**SHORT EXERCISE:**
From the first line of the listing below, retype each line up to and including the one with "arbeidsledige, trygd, andre]"; pictures stay out.
-- Start of PROVIDED DATA --
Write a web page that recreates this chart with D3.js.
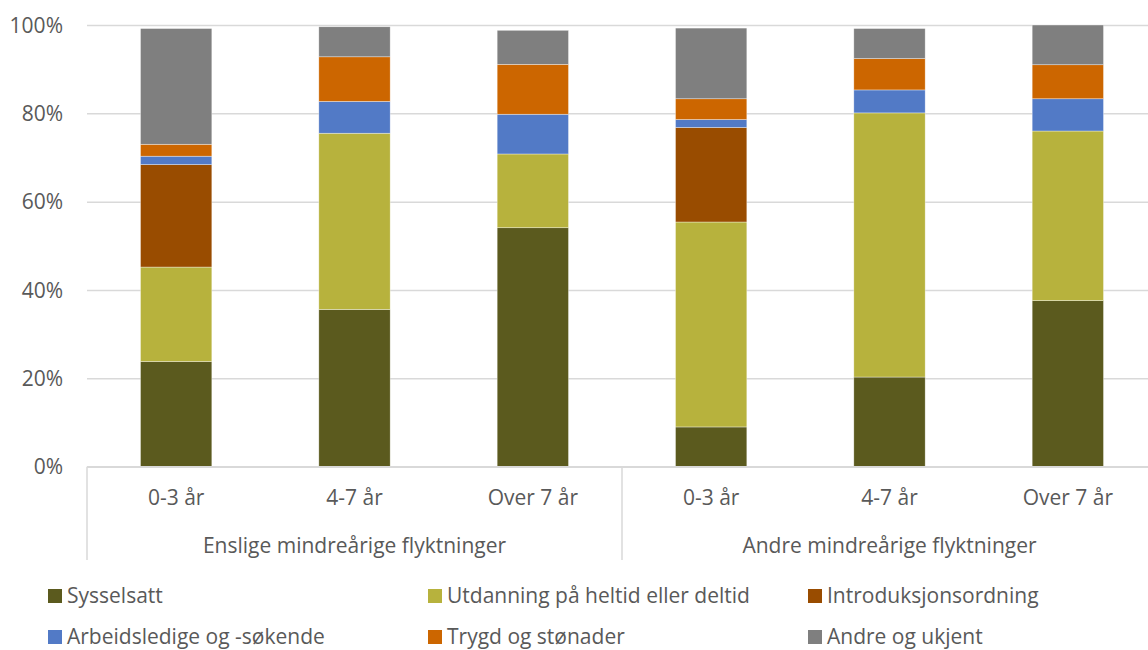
<!DOCTYPE html>
<html>
<head>
<meta charset="utf-8">
<script src="https://cdn.jsdelivr.net/npm/d3@7"></script>
<style>
  body { margin: 0; background: #fff; }
  svg text { font-family: "Open Sans", "Noto Sans", sans-serif; fill: #595959; }
</style>
</head>
<body>
<svg width="1148" height="650"></svg>
<script>
const periods = ["0-3 år", "4-7 år", "Over 7 år"]
const groups = ["Enslige mindreårige flyktninger", "Andre mindreårige flyktninger"]
const seriesNames = ["Sysselsatt", "Utdanning på heltid eller deltid", "Introduksjonsordning",
  "Arbeidsledige og -søkende", "Trygd og stønader", "Andre og ukjent"]
const seriesColors = ["#5b5a1e", "#b7b23d", "#994c00", "#527ac6", "#cc6600", "#7f7f7f"]

// per bar: Enslige 0-3, 4-7, over 7, Andre 0-3, 4-7, over 7
const sysselsatt = [23.8, 35.6, 54.1, 9.0, 20.3, 37.6]
const utdanning = [21.4, 39.9, 16.7, 46.4, 59.8, 38.4]
const introduksjon = [23.2, 0, 0, 21.4, 0, 0]
const arbeidsledige = [1.9, 7.2, 9.0, 1.8, 5.2, 7.3]
const trygd = [2.7, 10.1, 11.3, 4.7, 7.1, 7.7]
const andre = [26.2, 6.8, 7.7, 16.0, 6.8, 9.0]
const yTicks = [0, 20, 40, 60, 80, 100]

const seriesValues = [sysselsatt, utdanning, introduksjon, arbeidsledige, trygd, andre]

const rows = []
groups.forEach((g, gi) => {
  periods.forEach((p, pi) => {
    const i = gi * periods.length + pi
    const row = {key: g + "|" + p, group: g, period: p}
    seriesNames.forEach((s, si) => { row[s] = seriesValues[si][i] })
    rows.push(row)
  })
})

const svg = d3.select("svg")
const margin = {top: 25, left: 87, right: 1157, bottom: 466.7}
const fontSize = 21

const x = d3.scaleBand()
  .domain(rows.map(d => d.key))
  .range([margin.left, margin.right])
  .paddingInner(0.6)
  .paddingOuter(0.3)

const y = d3.scaleLinear()
  .domain([0, 100])
  .range([margin.bottom, margin.top])

// gridlines + y labels
const yAxis = svg.append("g")
  .attr("transform", `translate(${margin.left},0)`)
  .call(d3.axisLeft(y)
    .tickValues(yTicks)
    .tickSize(-(margin.right - margin.left))
    .tickPadding(24)
    .tickFormat(d => d + "%"))
yAxis.select(".domain").remove()
yAxis.selectAll(".tick line").attr("stroke", "#d9d9d9").attr("stroke-width", 1.5)
yAxis.selectAll(".tick text").attr("font-size", fontSize).attr("fill", "#595959")
  .attr("dy", "0.34em")

// stacked bars
const stack = d3.stack().keys(seriesNames)(rows)

svg.append("g").selectAll("g")
  .data(stack)
  .join("g")
  .attr("fill", (d, i) => seriesColors[i])
  .selectAll("rect")
  .data(d => d.filter(v => v[1] - v[0] > 0))
  .join("rect")
  .attr("x", d => x(d.data.key))
  .attr("width", x.bandwidth())
  .attr("y", d => y(d[1]))
  .attr("height", d => y(d[0]) - y(d[1]))
  .attr("stroke", "#ffffff")
  .attr("stroke-opacity", 0.6)
  .attr("stroke-width", 0.6)

// category axis
const axisG = svg.append("g")
axisG.append("line")
  .attr("x1", margin.left).attr("x2", margin.right)
  .attr("y1", y(0)).attr("y2", y(0))
  .attr("stroke", "#d9d9d9").attr("stroke-width", 1.5)

const groupEdges = [0, periods.length, rows.length].map(i => {
  if (i === 0) return margin.left
  if (i === rows.length) return margin.right
  return (x(rows[i - 1].key) + x.bandwidth() + x(rows[i].key)) / 2
})

axisG.selectAll(".sep")
  .data(groupEdges)
  .join("line")
  .attr("x1", d => d).attr("x2", d => d)
  .attr("y1", y(0)).attr("y2", 560)
  .attr("stroke", "#d9d9d9").attr("stroke-width", 1.5)

axisG.selectAll(".period")
  .data(rows)
  .join("text")
  .attr("x", d => x(d.key) + x.bandwidth() / 2)
  .attr("y", 505)
  .attr("text-anchor", "middle")
  .attr("font-size", fontSize)
  .text(d => d.period)

axisG.selectAll(".group")
  .data(groups)
  .join("text")
  .attr("x", (d, i) => {
    const first = rows[i * periods.length].key
    const last = rows[i * periods.length + periods.length - 1].key
    return (x(first) + x(last) + x.bandwidth()) / 2
  })
  .attr("y", 553)
  .attr("text-anchor", "middle")
  .attr("font-size", fontSize)
  .text(d => d)

// legend
const legendCols = [48, 428, 808]
const legendRows = [589, 630]

const legend = svg.append("g").selectAll("g")
  .data(seriesNames)
  .join("g")
  .attr("transform", (d, i) => `translate(${legendCols[i % 3]},${legendRows[Math.floor(i / 3)]})`)

legend.append("rect")
  .attr("width", 14).attr("height", 14)
  .attr("fill", (d, i) => seriesColors[i])

legend.append("text")
  .attr("x", 19)
  .attr("y", 14)
  .attr("font-size", fontSize)
  .text(d => d)
</script>
</body>
</html>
-- End of PROVIDED DATA --
**ANSWER TO THIS TASK:**
Write a web page that recreates this chart with D3.js.
<!DOCTYPE html>
<html>
<head>
<meta charset="utf-8">
<script src="https://cdn.jsdelivr.net/npm/d3@7"></script>
<style>
  body { margin: 0; background: #fff; }
  svg text { font-family: "Open Sans", "Noto Sans", sans-serif; fill: #595959; }
</style>
</head>
<body>
<svg width="1148" height="650"></svg>
<script>
const periods = ["0-3 år", "4-7 år", "Over 7 år"]
const groups = ["Enslige mindreårige flyktninger", "Andre mindreårige flyktninger"]
const seriesNames = ["Sysselsatt", "Utdanning på heltid eller deltid", "Introduksjonsordning",
  "Arbeidsledige og -søkende", "Trygd og stønader", "Andre og ukjent"]
const seriesColors = ["#5b5a1e", "#b7b23d", "#994c00", "#527ac6", "#cc6600", "#7f7f7f"]

// per bar: Enslige 0-3, 4-7, over 7, Andre 0-3, 4-7, over 7
const sysselsatt = [23.8, 35.6, 54.1, 9.0, 20.3, 37.6]
const utdanning = [21.4, 39.9, 16.7, 46.4, 59.8, 38.4]
const introduksjon = [23.2, 0, 0, 21.4, 0, 0]
const arbeidsledige = [1.9, 7.2, 9.0, 1.8, 5.2, 7.3]
const trygd = [2.7, 10.1, 11.3, 4.7, 7.1, 7.7]
const andre = [26.2, 6.8, 7.7, 16.0, 6.8, 9.0]
const yTicks = [0, 20, 40, 60, 80, 100]

const seriesValues = [sysselsatt, utdanning, introduksjon, arbeidsledige, trygd, andre]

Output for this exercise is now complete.